4. The method (500) as claimed in claim 3, wherein the computed length of one of, the request and the response pertains to computation of the length of the request and the response by the one or more processors (205), by: identifying, one or more transmission protocols utilized for receiving one of, the request and the response at the one or more nodes (125) from the user; aggregating, the received data pertaining to one of, the request and the response based on identifying the one or more transmission protocols; and computing, the length of the received data pertaining to one of, the request and the response based on aggregating the received data.

5. The method (500) as claimed in claim 1, wherein the step of, validating, a payload of one of, the request and the response, further includes the steps of: checking, by the one or more processors (205), presence of one or more non-compatible data structures in the pay load upon successful validation of the payload; and rejecting, by the one or more processors (205), one of, the request and the response upon detecting presence of the one or more non-compatible data structures in the payload.

6. The method (500) as claimed in claim 1 , wherein the step of, formatting, at least one of, a header or data elements of one of the request and the response to align with one or more pre-defined policies of the one or more nodes (125), includes the steps of: scanning, by the one or more processors (205), format of the at least one of, the header or the data elements; comparing, by the one or more processors (205), the format of the at least one of, the header or the data elements with the one or more pre-defined policies of the one or more nodes (125); and formatting, by the one or more processors (205), one or more attributes of at least one of, the header or the data elements to align with the one or more pre-defined policies of the one or more nodes (125), wherein the one or more attributes pertain to at least one of, proprietary names and pre-defined names as per the one or more pre-defined policies.

7. A system (120) for sanitizing data to be utilized by one or more nodes (125) in a network (105), the system (120) comprising: a checking unit (220), configured to, periodically check, if one of, a request and a response is received at the one or more nodes (125) present in a network (105); a validating unit (225), configured to, validate, a payload of one of, the request and the response based on identification of, the request and the response is received at the one or more nodes (125) based on the periodic checking; and upon successful validation of the payload, a formatting unit (230), configured to, format, at least one of, a header or data elements of one of, the request and the response to align with one or more pre-defined policies of the one or more nodes (125) based on determining that at least one of, the header or the data elements do not match with the one or more pre-defined policies.

8. The system (120) as claimed in claim 7, wherein the request and the response is received at the one or more nodes (125) from a user via a User Equipment (UE) (110), wherein the user includes at least one of, an administrator and a network operator.

9. The system (120) as claimed in claim 7, wherein the validating unit (225), validates, a payload of one of, the request and the response, by: matching, a length of the payload represented in the header of one of, the request and the response with a computed length of one of, the request and the response; and inferring, successful validation of the payload when the length of the payload matches with the computed length of one of, the request and the response.

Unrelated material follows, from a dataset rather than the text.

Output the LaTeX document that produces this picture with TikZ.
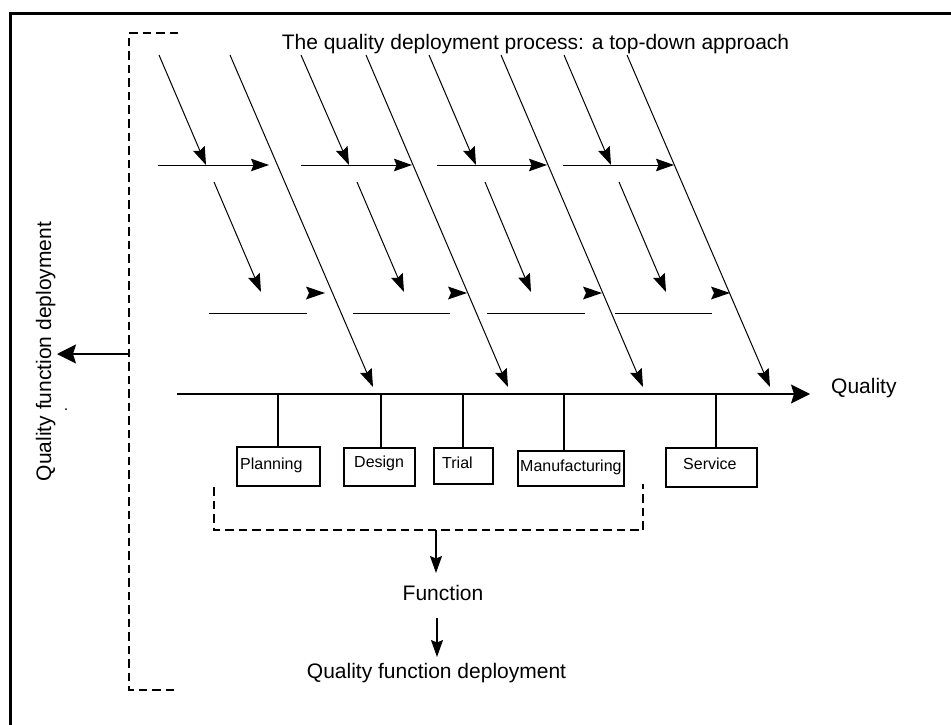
\documentclass[tikz,border=0pt]{standalone}
\usepackage{fontspec}
\setmainfont{Liberation Sans}
\usetikzlibrary{arrows.meta}
\tikzset{
 ln/.style={line width=1pt},
 tipa/.style={line width=1pt, -{Stealth[length=18pt,width=12.5pt,inset=2.5pt]}},
 bigtip/.style={line width=1.3pt, -{Stealth[length=19pt,width=19pt,inset=3pt]}},
 downtip/.style={line width=1.2pt, -{Stealth[length=17pt,width=12pt,inset=2.5pt]}},
 dsh/.style={line width=1.6pt, dash pattern=on 8.5pt off 5pt},
 box/.style={draw, line width=1.3pt, inner sep=0pt},
 boxtxt/.style={font=\fontsize{16}{19}\selectfont, inner sep=0pt, anchor=base west},
 bigtxt/.style={font=\fontsize{21}{25}\selectfont, inner sep=0pt},
 stub/.style={line width=1.2pt},
}
\begin{document}
\begin{tikzpicture}[x=1pt,y=-1pt]
\useasboundingbox (0,0) rectangle (951,725);
% outer frame
\coordinate (f1) at (10.7,740);
\coordinate (f2) at (10.7,13.3);
\coordinate (f3) at (965,13.3);
\draw[line width=2.6pt] (f1) -- (f2) -- (f3);

% title
\node[bigtxt, anchor=base] (title) at (535.5,50) {The quality deployment process: a top-down approach};

% fishbone
\foreach \i/\tx/\bx/\sa/\ea/\hs/\he/\sb/\eb/\ls/\le/\ah in {
1/230/373/159/206/158/269/214/261/209/307/325,
2/366/508/301/349/301/412/357/404/353/450/467,
3/501/643/429/476/437/547/485/531/487/585/602,
4/627/770/564/611/563/674/619/666/615/712/730}{
  \coordinate (T\i) at (\tx,55);
  \coordinate (B\i) at (\bx,387);
  \draw[tipa] (T\i) -- (B\i);
  \coordinate (SA\i) at (\sa,55);
  \coordinate (EA\i) at (\ea,165);
  \draw[tipa] (SA\i) -- (EA\i);
  \coordinate (HS\i) at (\hs,165);
  \coordinate (HE\i) at (\he,165);
  \draw[tipa] (HS\i) -- (HE\i);
  \coordinate (SB\i) at (\sb,182);
  \coordinate (EB\i) at (\eb,292);
  \draw[tipa] (SB\i) -- (EB\i);
  \coordinate (LS\i) at (\ls,313);
  \coordinate (LE\i) at (\le,313);
  \draw[ln] (LS\i) -- (LE\i);
  \coordinate (AH\i) at (\ah,293);
  \fill (AH\i) -- ++(-19,-6.5) -- ++(3,6.5) -- ++(-3,6.5) -- cycle;
}

% main axis
\coordinate (ax0) at (177,394);
\coordinate (ax1) at (810,394);
\draw[bigtip] (ax0) -- (ax1);
\node[bigtxt, anchor=base west] (qual) at (831,393) {Quality};

% boxes
\node[box, minimum width=83pt, minimum height=39pt] (plan) at (278.5,466.5) {};
\node[box, minimum width=71pt, minimum height=38pt] (des) at (379.5,467) {};
\node[box, minimum width=59pt, minimum height=36pt] (tri) at (463.5,466) {};
\node[box, minimum width=106pt, minimum height=35pt] (man) at (571,468.5) {};
\node[box, minimum width=91pt, minimum height=39pt] (ser) at (711.5,467.5) {};
\node[boxtxt] (plant) at (240,469) {Planning};
\node[boxtxt] (dest) at (354,467) {Design};
\node[boxtxt] (trit) at (442,468) {Trial};
\node[boxtxt] (mant) at (520,471) {Manufacturing};
\node[boxtxt] (sert) at (683,469) {Service};

\coordinate (s1) at (278,394);
\coordinate (s2) at (381,394);
\coordinate (s3) at (463,394);
\coordinate (s4) at (564,394);
\coordinate (s5) at (716,394);
\draw[stub] (s1) -- (s1 |- plan.north);
\draw[stub] (s2) -- (s2 |- des.north);
\draw[stub] (s3) -- (s3 |- tri.north);
\draw[stub] (s4) -- (s4 |- man.north);
\draw[stub] (s5) -- (s5 |- ser.north);

% bottom dashed bracket
\coordinate (bb1) at (214,487);
\coordinate (bb2) at (214,530);
\coordinate (bb3) at (643,530);
\coordinate (bb4) at (643,484);
\draw[dsh] (bb1) -- (bb2) -- (bb3) -- (bb4);
\coordinate (bbm) at (436,530);
\node[bigtxt, anchor=base] (fn) at (443,600) {Function};
\coordinate (fa) at (436,573);
\draw[downtip] (bbm) -- (fa);
\node[bigtxt, anchor=base] (qfd) at (436.5,678) {Quality function deployment};
\coordinate (a2) at (437,618);
\coordinate (a2e) at (437,657);
\draw[downtip] (a2) -- (a2e);

% left dashed bracket
\coordinate (lb1) at (178,33);
\coordinate (lb2) at (129,33);
\coordinate (lb3) at (129,690);
\coordinate (lb4) at (178,690);
\draw[dsh] (lb1) -- (lb2) -- (lb3) -- (lb4);
\coordinate (lbm) at (129,354);
\coordinate (lbt) at (57,354);
\draw[bigtip] (lbm) -- (lbt);
\node[bigtxt, rotate=90, anchor=base] (qfdv) at (51,351.5) {Quality function deployment};
\fill (66,409) circle (1pt);
\end{tikzpicture}
\end{document}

10. The system (120) as claimed in claim 9, wherein the computed length of one of, the request and the response pertains to computation of the length of the request and the response by a computation engine (230), by: identifying, one or more transmission protocols utilized for receiving one of, the request and the response at the one or more nodes (125) from the user; aggregating, the received data pertaining to one of, the request and the response based on identifying the one or more transmission protocols; and computing, the length of the received data pertaining to one of, the request and the response based on aggregating the received data.

11. The system (120) as claimed in claim 7, wherein the checking unit (220), is further configured to: check, presence of one or more non-compatible data structures in the pay load upon successful validation of the pay load; and reject, one of, the request and the response upon detecting presence of the one or more non-compatible data structures in the payload.

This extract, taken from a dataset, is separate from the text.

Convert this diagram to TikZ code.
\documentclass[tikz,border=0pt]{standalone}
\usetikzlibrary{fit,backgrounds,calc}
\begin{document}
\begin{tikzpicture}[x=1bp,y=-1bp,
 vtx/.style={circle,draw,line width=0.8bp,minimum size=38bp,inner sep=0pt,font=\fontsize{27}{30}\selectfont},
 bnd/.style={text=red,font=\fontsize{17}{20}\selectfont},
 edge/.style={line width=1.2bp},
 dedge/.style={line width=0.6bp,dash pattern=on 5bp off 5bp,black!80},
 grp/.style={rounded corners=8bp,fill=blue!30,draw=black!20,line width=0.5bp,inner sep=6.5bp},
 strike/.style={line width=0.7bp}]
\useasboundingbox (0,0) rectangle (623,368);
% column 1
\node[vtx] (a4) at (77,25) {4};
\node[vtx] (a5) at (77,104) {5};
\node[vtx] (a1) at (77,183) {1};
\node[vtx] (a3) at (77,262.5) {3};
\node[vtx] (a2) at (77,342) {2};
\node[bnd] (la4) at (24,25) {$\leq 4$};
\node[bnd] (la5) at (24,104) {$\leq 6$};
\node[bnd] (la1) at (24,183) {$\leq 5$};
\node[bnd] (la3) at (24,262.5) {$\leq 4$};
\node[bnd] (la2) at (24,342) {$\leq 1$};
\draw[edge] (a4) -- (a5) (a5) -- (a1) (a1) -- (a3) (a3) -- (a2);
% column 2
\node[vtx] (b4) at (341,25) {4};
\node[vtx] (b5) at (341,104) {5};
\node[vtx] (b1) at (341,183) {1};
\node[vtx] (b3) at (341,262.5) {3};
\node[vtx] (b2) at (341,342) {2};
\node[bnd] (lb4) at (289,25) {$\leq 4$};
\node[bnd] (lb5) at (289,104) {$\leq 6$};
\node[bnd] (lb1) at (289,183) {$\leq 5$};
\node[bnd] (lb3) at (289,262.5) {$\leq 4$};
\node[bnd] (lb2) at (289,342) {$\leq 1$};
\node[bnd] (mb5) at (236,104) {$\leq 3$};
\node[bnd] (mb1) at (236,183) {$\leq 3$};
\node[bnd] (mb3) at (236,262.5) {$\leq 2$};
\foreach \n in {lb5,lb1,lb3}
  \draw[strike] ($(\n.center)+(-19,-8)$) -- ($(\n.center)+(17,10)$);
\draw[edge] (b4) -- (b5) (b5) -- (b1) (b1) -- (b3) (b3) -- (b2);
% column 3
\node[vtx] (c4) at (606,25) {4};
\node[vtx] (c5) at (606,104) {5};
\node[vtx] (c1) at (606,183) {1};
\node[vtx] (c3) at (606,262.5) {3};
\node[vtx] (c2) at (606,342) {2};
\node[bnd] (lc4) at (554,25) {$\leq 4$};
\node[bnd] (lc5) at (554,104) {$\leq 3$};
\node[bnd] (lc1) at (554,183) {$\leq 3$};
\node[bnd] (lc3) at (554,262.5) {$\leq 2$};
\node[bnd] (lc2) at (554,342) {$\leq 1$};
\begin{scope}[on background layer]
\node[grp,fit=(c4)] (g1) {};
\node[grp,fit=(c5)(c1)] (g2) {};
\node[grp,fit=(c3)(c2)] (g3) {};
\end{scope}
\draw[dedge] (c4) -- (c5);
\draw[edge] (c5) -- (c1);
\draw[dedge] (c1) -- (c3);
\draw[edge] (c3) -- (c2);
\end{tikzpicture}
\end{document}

12. The system (120) as claimed in claim 7, wherein the formatting unit (235), formats, at least one of, the header or the data elements of one of the, request and the response to align with the one or more pre-defined policies of the one or more nodes (125), by: scanning, format of the at least one of, the header or the data elements; comparing, the format of the at least one of, the header or the data elements with the one or more pre-defined policies of the one or more nodes (125); and formatting, one or more attributes of at least one of, the header or the data elements to align with the one or more pre-defined policies of the one or more nodes (125), wherein the one or more attributes pertain to at least one of, proprietary names and pre-defined names as per the one or more pre-defined policies.

13. A non-transitory computer-readable medium having stored thereon computer- readable instructions that, when executed by a processor (205), causes the processor (205) to: periodically check, if one of, a request and a response is received at the one or more nodes (125) present in a network (105); if identified, one of, the request and the response is received at the one or more nodes (125) based on the periodic checking, validate, a payload of one of, the request and the response; and upon successful validation of the pay load, format, at least one of, a header or data elements of one of the, request and the response to align with one or more pre-defined policies of the one or more nodes (125) based on determining that at least one of, the header or the data elements do not match with the one or more pre-defined policies.

14. A User Equipment (UE) (110), comprising: one or more primary processors (305) communicatively coupled to one or more processors (205), the one or more primary processors (305) coupled with a memory (310), wherein said memory (310) stores instructions which when executed by the one or more primary processors (305) causes the UE (110) to: transmit, at least one of, a request and a response to the one or more processors (205); wherein the one or more processors (205) is configured to perform the steps as claimed in claim 1.